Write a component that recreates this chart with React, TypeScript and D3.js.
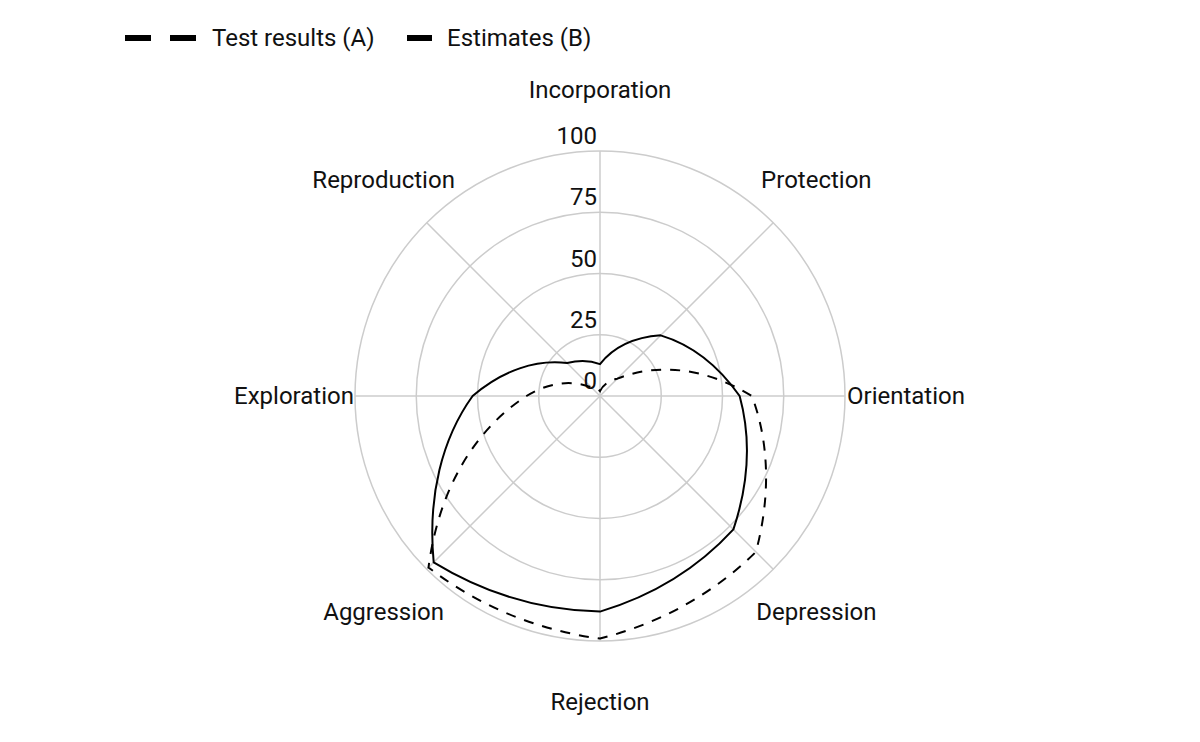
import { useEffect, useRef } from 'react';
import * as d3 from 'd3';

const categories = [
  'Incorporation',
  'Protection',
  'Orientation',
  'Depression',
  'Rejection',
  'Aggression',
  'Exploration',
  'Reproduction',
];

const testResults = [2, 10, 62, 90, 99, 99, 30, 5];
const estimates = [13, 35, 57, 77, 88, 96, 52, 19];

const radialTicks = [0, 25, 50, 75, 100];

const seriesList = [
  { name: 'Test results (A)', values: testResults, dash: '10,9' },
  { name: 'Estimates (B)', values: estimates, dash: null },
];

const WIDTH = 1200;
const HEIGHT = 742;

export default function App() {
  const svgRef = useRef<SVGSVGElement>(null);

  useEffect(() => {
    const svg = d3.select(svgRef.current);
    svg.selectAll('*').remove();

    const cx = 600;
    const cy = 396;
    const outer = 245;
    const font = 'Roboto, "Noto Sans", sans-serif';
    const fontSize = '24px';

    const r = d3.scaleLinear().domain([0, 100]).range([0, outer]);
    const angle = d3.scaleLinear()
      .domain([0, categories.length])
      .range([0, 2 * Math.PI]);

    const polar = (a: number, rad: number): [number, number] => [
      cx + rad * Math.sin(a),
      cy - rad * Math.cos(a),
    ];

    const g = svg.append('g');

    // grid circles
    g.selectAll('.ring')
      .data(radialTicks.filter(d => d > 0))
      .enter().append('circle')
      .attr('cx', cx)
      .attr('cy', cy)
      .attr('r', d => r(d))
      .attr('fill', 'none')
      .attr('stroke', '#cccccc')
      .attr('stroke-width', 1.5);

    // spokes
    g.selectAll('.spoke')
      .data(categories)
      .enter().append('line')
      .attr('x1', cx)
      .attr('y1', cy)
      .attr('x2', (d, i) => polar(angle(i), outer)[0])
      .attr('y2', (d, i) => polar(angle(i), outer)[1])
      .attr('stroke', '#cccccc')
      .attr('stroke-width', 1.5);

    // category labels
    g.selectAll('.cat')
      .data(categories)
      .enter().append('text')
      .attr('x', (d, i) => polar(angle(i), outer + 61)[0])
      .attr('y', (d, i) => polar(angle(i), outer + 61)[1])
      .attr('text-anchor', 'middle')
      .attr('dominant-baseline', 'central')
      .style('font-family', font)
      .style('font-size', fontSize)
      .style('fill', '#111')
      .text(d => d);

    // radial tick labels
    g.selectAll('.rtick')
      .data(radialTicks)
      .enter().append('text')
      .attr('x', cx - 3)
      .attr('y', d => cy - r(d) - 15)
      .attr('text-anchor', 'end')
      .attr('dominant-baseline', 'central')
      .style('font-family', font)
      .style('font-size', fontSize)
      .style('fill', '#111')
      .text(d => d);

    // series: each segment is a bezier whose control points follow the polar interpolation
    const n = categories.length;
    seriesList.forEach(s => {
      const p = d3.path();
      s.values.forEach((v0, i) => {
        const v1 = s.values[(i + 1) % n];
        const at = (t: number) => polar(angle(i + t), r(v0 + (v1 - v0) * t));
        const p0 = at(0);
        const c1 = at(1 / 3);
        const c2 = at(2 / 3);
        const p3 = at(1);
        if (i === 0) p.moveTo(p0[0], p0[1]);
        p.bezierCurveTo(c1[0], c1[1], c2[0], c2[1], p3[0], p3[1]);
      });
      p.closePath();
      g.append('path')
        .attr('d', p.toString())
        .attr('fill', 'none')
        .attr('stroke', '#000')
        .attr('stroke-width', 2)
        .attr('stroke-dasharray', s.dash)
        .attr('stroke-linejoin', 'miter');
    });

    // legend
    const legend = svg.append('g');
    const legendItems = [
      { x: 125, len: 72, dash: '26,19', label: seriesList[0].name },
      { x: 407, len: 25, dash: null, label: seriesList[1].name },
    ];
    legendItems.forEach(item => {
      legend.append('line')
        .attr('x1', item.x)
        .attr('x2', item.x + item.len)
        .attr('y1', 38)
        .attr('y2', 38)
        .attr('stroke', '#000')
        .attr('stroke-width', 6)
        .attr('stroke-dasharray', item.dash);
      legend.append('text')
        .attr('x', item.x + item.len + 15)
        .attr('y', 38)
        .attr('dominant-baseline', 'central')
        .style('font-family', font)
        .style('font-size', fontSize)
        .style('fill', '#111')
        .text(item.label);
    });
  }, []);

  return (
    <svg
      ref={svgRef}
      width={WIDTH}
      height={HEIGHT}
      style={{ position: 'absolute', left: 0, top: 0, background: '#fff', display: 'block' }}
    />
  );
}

● ● ● ● ●

[Directive] All the lines above are to be given again exactly as they read, with the pictures removed.

[Expected output]
Write a component that recreates this chart with React, TypeScript and D3.js.
import { useEffect, useRef } from 'react';
import * as d3 from 'd3';

const categories = [
  'Incorporation',
  'Protection',
  'Orientation',
  'Depression',
  'Rejection',
  'Aggression',
  'Exploration',
  'Reproduction',
];

const testResults = [2, 10, 62, 90, 99, 99, 30, 5];
const estimates = [13, 35, 57, 77, 88, 96, 52, 19];

const radialTicks = [0, 25, 50, 75, 100];

const seriesList = [
  { name: 'Test results (A)', values: testResults, dash: '10,9' },
  { name: 'Estimates (B)', values: estimates, dash: null },
];

const WIDTH = 1200;
const HEIGHT = 742;

export default function App() {
  const svgRef = useRef<SVGSVGElement>(null);

  useEffect(() => {
    const svg = d3.select(svgRef.current);
    svg.selectAll('*').remove();

    const cx = 600;
    const cy = 396;
    const outer = 245;
    const font = 'Roboto, "Noto Sans", sans-serif';
    const fontSize = '24px';

    const r = d3.scaleLinear().domain([0, 100]).range([0, outer]);
    const angle = d3.scaleLinear()
      .domain([0, categories.length])
      .range([0, 2 * Math.PI]);

    const polar = (a: number, rad: number): [number, number] => [
      cx + rad * Math.sin(a),
      cy - rad * Math.cos(a),
    ];

    const g = svg.append('g');

    // grid circles
    g.selectAll('.ring')
      .data(radialTicks.filter(d => d > 0))
      .enter().append('circle')
      .attr('cx', cx)
      .attr('cy', cy)
      .attr('r', d => r(d))
      .attr('fill', 'none')
      .attr('stroke', '#cccccc')
      .attr('stroke-width', 1.5);

    // spokes
    g.selectAll('.spoke')
      .data(categories)
      .enter().append('line')
      .attr('x1', cx)
      .attr('y1', cy)
      .attr('x2', (d, i) => polar(angle(i), outer)[0])
      .attr('y2', (d, i) => polar(angle(i), outer)[1])
      .attr('stroke', '#cccccc')
      .attr('stroke-width', 1.5);

    // category labels
    g.selectAll('.cat')
      .data(categories)
      .enter().append('text')
      .attr('x', (d, i) => polar(angle(i), outer + 61)[0])
      .attr('y', (d, i) => polar(angle(i), outer + 61)[1])
      .attr('text-anchor', 'middle')
      .attr('dominant-baseline', 'central')
      .style('font-family', font)
      .style('font-size', fontSize)
      .style('fill', '#111')
      .text(d => d);

    // radial tick labels
    g.selectAll('.rtick')
      .data(radialTicks)
      .enter().append('text')
      .attr('x', cx - 3)
      .attr('y', d => cy - r(d) - 15)
      .attr('text-anchor', 'end')
      .attr('dominant-baseline', 'central')
      .style('font-family', font)
      .style('font-size', fontSize)
      .style('fill', '#111')
      .text(d => d);

    // series: each segment is a bezier whose control points follow the polar interpolation
    const n = categories.length;
    seriesList.forEach(s => {
      const p = d3.path();
      s.values.forEach((v0, i) => {
        const v1 = s.values[(i + 1) % n];
        const at = (t: number) => polar(angle(i + t), r(v0 + (v1 - v0) * t));
        const p0 = at(0);
        const c1 = at(1 / 3);
        const c2 = at(2 / 3);
        const p3 = at(1);
        if (i === 0) p.moveTo(p0[0], p0[1]);
        p.bezierCurveTo(c1[0], c1[1], c2[0], c2[1], p3[0], p3[1]);
      });
      p.closePath();
      g.append('path')
        .attr('d', p.toString())
        .attr('fill', 'none')
        .attr('stroke', '#000')
        .attr('stroke-width', 2)
        .attr('stroke-dasharray', s.dash)
        .attr('stroke-linejoin', 'miter');
    });

    // legend
    const legend = svg.append('g');
    const legendItems = [
      { x: 125, len: 72, dash: '26,19', label: seriesList[0].name },
      { x: 407, len: 25, dash: null, label: seriesList[1].name },
    ];
    legendItems.forEach(item => {
      legend.append('line')
        .attr('x1', item.x)
        .attr('x2', item.x + item.len)
        .attr('y1', 38)
        .attr('y2', 38)
        .attr('stroke', '#000')
        .attr('stroke-width', 6)
        .attr('stroke-dasharray', item.dash);
      legend.append('text')
        .attr('x', item.x + item.len + 15)
        .attr('y', 38)
        .attr('dominant-baseline', 'central')
        .style('font-family', font)
        .style('font-size', fontSize)
        .style('fill', '#111')
        .text(item.label);
    });
  }, []);

  return (
    <svg
      ref={svgRef}
      width={WIDTH}
      height={HEIGHT}
      style={{ position: 'absolute', left: 0, top: 0, background: '#fff', display: 'block' }}
    />
  );
}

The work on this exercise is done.